Dr Jess Gifkins is Senior Lecturer in International Relations at UTS. She is interested in how international relations are enacted on a day-to-day basis. Her research centers around two different themes. Her first theme is on decision-making within the United Nations, focused on the UN Security Council and the UN Secretariat. Within this strand she has published research on legitimation practices, penholding, agenda setting, peacekeeping, the relationship with the International Criminal Court, and early warning mechanisms. Her second theme is on the implementation of the ‘responsibility to protect’ (or ‘R2P’, as it is known) where she has researched language, case studies on conflicts in Darfur, Libya, and Syria, and the relationship between persecution of LGBTQI+ people, hate crimes, and atrocity crimes.
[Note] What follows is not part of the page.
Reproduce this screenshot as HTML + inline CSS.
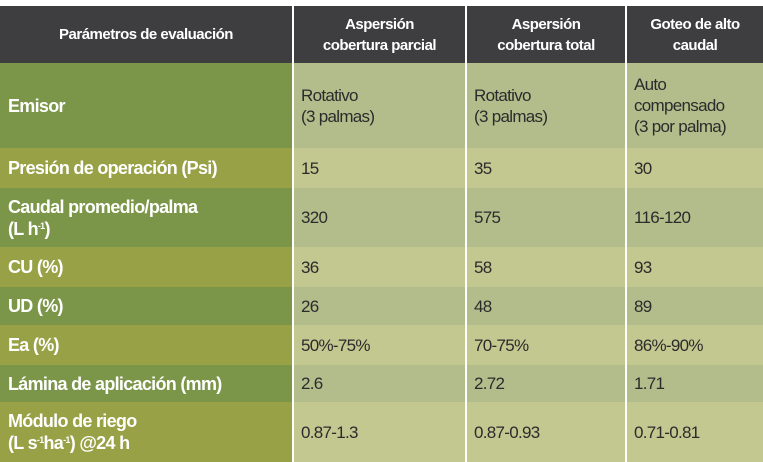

Atul Joshi identifies as he/him, a member of the queer community and as a person of colour. Born in Myanmar of Indian parents, he is currently a Ph.D. candidate at UTS researching queer biography and life writing via creative practice. He’s been shortlisted for the Saturday Paper’s Donald Horne Prize and the Newcastle Writers’ Festival Fresh Ink Prize. His fiction has appeared in The Big Issue, Seizure Online and Ricepaper Magazine, and non-fiction in Peril Magazine, the Portside Review, Growing up Queer in Australia and the Sydney Review of Books.

Anika Shah is a writer, researcher, and academic based in Sydney, Australia and Dhaka, Bangladesh. She is a Lecturer at the University of Liberal Arts Bangladesh and a PhD Candidate at the University of Technology Sydney. She is currently researching the lived experiences of queer Bangladeshi women with a focus on disclosures and the discourse of ‘coming out’. Her research interests lie in the areas of gender and sexuality, studies of popular culture, literature, and gothic/horror genres.

This event is part of FASStival 2023 which is organised by the Faculty of Arts and Social Sciences at the University of Technology Sydney (UTS).